=== Supplied records ===

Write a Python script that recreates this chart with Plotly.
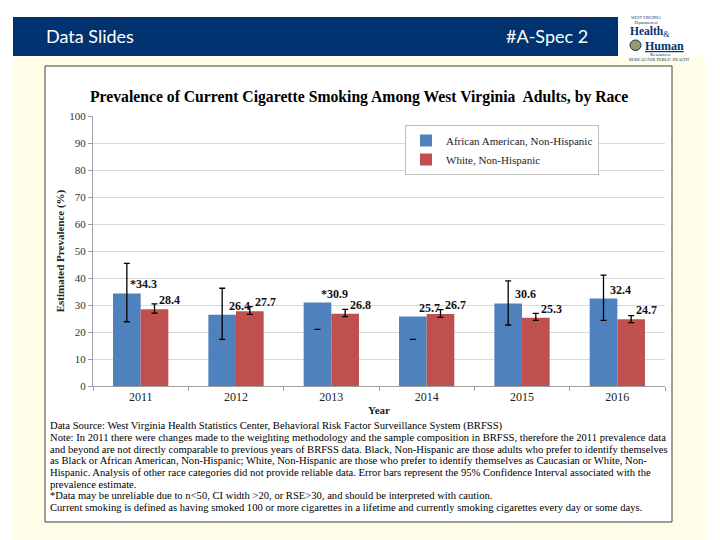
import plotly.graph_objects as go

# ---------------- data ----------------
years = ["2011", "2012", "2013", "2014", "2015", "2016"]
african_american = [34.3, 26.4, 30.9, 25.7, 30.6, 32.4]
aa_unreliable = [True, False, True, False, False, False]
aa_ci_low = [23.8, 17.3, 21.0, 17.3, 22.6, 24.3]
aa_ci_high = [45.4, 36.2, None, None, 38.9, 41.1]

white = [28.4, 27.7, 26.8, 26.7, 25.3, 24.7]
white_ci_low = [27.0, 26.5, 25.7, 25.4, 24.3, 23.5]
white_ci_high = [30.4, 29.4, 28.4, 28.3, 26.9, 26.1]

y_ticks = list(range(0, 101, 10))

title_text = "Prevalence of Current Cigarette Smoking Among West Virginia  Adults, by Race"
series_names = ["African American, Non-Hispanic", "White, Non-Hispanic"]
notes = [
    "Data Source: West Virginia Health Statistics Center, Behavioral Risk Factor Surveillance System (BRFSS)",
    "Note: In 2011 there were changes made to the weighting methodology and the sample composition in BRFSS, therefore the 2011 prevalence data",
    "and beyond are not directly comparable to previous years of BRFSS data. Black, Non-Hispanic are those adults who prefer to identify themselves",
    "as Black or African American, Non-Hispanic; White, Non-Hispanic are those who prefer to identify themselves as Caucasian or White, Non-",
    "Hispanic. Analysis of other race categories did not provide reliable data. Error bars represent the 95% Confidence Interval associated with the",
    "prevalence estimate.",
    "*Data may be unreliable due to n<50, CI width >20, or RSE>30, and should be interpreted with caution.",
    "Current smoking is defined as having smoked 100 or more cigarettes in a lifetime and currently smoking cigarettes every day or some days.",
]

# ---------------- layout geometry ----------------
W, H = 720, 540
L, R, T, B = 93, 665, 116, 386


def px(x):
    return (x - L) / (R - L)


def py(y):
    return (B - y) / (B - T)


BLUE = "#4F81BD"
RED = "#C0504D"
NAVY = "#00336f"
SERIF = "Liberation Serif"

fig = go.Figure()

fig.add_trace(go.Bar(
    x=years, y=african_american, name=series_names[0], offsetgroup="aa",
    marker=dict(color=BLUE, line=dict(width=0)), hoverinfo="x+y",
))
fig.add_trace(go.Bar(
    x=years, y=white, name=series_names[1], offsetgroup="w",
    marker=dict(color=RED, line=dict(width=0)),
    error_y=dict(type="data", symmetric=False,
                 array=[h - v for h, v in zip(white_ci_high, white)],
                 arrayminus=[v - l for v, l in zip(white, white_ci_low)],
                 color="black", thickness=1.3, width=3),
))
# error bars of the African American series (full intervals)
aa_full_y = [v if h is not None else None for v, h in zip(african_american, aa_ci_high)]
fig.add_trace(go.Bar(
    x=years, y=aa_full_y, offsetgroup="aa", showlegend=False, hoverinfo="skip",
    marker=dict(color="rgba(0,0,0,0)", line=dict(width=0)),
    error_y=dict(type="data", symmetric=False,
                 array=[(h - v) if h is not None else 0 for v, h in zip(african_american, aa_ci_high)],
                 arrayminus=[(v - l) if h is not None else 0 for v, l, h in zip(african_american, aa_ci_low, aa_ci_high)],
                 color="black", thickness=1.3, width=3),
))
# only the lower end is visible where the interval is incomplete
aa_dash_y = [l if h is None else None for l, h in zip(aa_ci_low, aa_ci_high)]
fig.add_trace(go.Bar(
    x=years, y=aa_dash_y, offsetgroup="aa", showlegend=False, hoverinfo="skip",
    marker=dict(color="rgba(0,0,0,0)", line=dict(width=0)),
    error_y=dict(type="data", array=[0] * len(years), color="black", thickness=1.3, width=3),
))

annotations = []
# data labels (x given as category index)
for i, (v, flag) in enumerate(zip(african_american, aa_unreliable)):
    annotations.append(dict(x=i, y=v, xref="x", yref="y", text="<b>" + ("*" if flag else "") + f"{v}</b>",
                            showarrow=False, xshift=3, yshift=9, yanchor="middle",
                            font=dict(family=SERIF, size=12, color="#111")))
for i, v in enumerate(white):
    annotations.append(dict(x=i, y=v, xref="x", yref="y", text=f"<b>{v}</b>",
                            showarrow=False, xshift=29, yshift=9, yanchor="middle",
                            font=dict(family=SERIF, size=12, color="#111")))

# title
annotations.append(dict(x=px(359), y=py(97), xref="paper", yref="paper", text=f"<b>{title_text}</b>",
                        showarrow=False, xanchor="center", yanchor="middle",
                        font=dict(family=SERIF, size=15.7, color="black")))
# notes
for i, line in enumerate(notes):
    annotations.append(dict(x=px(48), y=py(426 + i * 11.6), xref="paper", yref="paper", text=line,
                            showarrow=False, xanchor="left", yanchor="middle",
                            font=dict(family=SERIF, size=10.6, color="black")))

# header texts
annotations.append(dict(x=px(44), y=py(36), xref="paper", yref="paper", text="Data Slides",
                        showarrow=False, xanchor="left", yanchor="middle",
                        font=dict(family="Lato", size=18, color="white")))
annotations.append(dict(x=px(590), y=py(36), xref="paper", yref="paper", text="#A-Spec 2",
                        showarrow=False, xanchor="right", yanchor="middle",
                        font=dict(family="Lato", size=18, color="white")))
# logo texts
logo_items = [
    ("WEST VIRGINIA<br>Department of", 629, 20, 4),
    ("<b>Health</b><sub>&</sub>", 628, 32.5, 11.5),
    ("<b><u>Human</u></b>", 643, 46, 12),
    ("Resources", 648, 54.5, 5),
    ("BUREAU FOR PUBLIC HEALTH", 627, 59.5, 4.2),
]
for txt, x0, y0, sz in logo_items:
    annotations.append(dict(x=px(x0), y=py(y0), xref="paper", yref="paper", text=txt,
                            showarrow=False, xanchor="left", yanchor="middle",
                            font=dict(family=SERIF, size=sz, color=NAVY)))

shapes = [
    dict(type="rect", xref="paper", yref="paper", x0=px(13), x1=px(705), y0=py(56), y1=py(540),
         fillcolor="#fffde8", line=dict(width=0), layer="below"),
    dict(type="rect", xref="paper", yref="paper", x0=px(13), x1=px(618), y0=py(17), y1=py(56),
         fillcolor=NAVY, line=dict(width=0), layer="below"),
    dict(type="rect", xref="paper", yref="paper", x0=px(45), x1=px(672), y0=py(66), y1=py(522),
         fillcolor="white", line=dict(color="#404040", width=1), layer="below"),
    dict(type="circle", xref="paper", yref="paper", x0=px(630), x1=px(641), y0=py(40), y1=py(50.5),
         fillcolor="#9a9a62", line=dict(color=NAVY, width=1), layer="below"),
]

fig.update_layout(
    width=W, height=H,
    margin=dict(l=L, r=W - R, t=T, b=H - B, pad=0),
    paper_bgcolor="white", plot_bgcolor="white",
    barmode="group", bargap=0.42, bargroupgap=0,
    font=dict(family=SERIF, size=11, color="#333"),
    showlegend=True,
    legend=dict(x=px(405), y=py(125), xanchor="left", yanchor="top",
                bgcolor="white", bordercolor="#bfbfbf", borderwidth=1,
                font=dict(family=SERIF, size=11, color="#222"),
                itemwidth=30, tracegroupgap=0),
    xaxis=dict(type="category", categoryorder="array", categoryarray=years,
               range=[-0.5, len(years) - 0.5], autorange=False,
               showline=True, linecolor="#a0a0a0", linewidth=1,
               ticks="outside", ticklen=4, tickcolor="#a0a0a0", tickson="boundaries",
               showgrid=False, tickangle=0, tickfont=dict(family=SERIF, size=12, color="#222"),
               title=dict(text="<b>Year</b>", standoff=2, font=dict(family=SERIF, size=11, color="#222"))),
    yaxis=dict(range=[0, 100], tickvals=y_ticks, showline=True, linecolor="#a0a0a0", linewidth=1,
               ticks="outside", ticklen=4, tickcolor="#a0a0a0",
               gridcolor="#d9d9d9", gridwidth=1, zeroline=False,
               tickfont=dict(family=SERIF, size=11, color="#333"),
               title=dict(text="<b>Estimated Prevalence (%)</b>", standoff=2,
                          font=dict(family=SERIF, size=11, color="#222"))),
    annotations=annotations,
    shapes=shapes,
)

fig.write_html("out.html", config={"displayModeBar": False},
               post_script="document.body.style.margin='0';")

===
=== Supplied records ===

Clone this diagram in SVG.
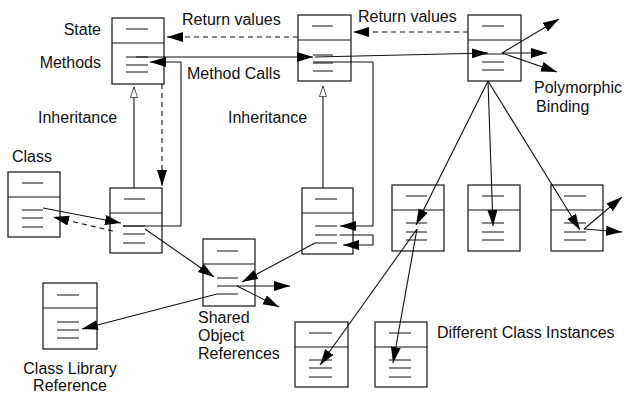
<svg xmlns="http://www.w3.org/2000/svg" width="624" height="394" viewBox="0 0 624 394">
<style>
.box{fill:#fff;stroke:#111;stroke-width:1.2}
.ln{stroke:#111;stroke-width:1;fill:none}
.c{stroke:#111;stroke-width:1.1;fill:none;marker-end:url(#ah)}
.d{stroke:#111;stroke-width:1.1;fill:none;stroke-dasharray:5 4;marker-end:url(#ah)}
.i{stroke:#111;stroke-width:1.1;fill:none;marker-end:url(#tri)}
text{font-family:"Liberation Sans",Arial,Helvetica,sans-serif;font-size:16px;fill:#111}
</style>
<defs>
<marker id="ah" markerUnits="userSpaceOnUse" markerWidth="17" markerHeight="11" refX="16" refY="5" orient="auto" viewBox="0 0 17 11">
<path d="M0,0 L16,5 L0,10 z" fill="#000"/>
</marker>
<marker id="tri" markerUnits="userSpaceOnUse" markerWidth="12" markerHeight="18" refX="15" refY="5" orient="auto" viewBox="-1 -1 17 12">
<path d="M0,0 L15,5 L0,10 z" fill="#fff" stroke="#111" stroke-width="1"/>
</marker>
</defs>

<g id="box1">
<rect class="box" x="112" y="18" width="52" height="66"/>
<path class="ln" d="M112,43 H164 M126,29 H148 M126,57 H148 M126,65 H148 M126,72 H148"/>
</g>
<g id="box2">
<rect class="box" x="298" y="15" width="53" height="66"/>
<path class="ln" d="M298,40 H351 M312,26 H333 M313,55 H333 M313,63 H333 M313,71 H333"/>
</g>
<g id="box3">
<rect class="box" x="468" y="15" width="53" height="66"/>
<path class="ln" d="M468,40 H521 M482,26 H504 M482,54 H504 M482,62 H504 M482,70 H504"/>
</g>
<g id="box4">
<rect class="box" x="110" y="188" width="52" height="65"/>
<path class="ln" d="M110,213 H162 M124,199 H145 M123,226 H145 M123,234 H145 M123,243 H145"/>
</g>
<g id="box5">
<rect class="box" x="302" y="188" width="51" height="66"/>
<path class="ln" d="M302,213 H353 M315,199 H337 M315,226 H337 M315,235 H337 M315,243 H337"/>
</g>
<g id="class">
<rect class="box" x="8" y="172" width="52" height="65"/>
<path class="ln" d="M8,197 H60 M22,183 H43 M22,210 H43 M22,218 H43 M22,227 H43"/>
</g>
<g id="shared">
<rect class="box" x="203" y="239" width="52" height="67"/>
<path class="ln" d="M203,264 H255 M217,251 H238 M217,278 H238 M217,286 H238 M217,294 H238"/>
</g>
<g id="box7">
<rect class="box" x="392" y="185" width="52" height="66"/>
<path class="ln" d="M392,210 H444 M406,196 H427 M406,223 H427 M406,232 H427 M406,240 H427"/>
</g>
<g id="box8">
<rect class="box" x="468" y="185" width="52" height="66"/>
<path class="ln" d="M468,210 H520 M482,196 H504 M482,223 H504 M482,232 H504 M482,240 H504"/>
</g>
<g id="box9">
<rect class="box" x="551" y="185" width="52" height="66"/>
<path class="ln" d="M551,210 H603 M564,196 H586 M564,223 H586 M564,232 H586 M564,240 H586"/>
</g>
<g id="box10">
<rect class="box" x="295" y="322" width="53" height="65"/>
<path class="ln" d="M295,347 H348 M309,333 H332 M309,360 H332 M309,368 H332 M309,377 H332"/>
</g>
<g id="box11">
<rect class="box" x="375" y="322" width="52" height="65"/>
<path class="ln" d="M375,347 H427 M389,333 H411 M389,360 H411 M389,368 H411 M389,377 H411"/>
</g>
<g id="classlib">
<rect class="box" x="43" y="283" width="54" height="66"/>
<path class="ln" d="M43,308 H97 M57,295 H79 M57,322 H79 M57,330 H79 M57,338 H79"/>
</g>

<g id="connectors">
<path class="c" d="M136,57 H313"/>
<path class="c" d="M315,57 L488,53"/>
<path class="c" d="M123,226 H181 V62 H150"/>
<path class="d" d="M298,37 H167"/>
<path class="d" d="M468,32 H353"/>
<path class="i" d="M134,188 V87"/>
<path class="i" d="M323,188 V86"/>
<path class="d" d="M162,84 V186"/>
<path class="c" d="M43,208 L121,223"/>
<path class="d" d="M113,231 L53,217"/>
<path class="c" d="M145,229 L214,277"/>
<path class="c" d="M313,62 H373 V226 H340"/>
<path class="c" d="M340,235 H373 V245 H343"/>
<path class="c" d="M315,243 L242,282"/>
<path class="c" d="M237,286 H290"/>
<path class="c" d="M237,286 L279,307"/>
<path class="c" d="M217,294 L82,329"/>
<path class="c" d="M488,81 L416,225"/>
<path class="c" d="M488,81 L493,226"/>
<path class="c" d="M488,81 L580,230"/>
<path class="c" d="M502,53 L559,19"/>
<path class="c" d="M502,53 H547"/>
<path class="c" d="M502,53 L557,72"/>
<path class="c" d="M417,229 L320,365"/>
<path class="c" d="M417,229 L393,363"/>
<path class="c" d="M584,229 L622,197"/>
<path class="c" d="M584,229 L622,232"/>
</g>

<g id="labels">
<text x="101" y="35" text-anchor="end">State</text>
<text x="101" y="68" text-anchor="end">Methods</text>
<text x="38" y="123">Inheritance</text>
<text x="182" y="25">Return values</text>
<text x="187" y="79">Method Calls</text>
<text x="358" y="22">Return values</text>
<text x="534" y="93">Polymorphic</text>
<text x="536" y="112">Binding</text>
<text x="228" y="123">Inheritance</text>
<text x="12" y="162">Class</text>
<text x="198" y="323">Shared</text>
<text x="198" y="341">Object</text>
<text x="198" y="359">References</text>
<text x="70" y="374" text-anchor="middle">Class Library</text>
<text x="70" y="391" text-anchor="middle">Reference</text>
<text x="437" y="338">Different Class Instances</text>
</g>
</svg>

===
=== Supplied records ===

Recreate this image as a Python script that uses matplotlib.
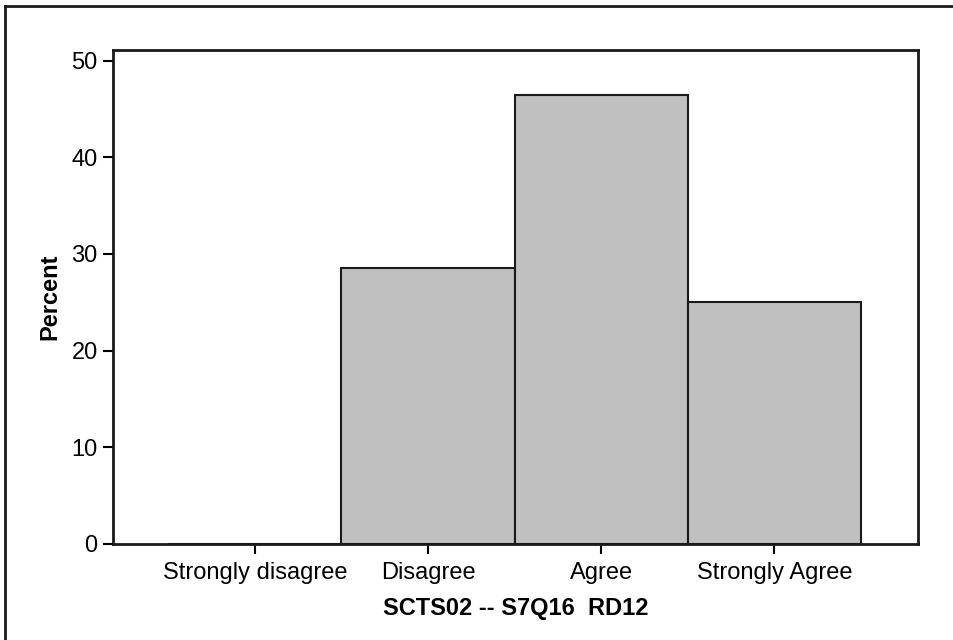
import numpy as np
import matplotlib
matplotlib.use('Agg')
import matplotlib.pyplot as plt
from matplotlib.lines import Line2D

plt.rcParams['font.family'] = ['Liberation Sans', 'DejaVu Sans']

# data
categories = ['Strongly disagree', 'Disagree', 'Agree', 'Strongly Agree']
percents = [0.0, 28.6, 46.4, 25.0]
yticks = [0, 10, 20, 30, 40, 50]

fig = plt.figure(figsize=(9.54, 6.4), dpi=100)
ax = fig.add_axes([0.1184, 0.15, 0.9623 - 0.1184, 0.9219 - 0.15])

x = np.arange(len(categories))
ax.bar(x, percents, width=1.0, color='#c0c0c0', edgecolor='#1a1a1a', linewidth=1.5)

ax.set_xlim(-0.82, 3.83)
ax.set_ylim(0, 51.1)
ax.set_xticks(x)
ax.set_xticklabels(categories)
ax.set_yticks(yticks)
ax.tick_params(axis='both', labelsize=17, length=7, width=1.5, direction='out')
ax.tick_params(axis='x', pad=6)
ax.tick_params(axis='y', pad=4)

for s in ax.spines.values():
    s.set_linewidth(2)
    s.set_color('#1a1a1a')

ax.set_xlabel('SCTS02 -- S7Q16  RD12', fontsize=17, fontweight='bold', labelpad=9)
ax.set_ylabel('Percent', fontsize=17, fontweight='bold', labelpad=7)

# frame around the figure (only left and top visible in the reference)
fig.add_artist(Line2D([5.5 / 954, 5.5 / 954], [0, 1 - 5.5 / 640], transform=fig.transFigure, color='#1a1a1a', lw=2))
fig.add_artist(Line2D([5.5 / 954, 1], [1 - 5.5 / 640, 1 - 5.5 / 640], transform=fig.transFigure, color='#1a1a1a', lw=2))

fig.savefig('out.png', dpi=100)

===

:: Exercise instructions ::
Print everything from the line with "Write a Python" down to the line with "y_ticks = list(range(0, 101, 10))" in the entries above, both lines included and nothing more, without the pictures.

:: Task result ::
Write a Python script that recreates this chart with Plotly.
import plotly.graph_objects as go

# ---------------- data ----------------
years = ["2011", "2012", "2013", "2014", "2015", "2016"]
african_american = [34.3, 26.4, 30.9, 25.7, 30.6, 32.4]
aa_unreliable = [True, False, True, False, False, False]
aa_ci_low = [23.8, 17.3, 21.0, 17.3, 22.6, 24.3]
aa_ci_high = [45.4, 36.2, None, None, 38.9, 41.1]

white = [28.4, 27.7, 26.8, 26.7, 25.3, 24.7]
white_ci_low = [27.0, 26.5, 25.7, 25.4, 24.3, 23.5]
white_ci_high = [30.4, 29.4, 28.4, 28.3, 26.9, 26.1]

y_ticks = list(range(0, 101, 10))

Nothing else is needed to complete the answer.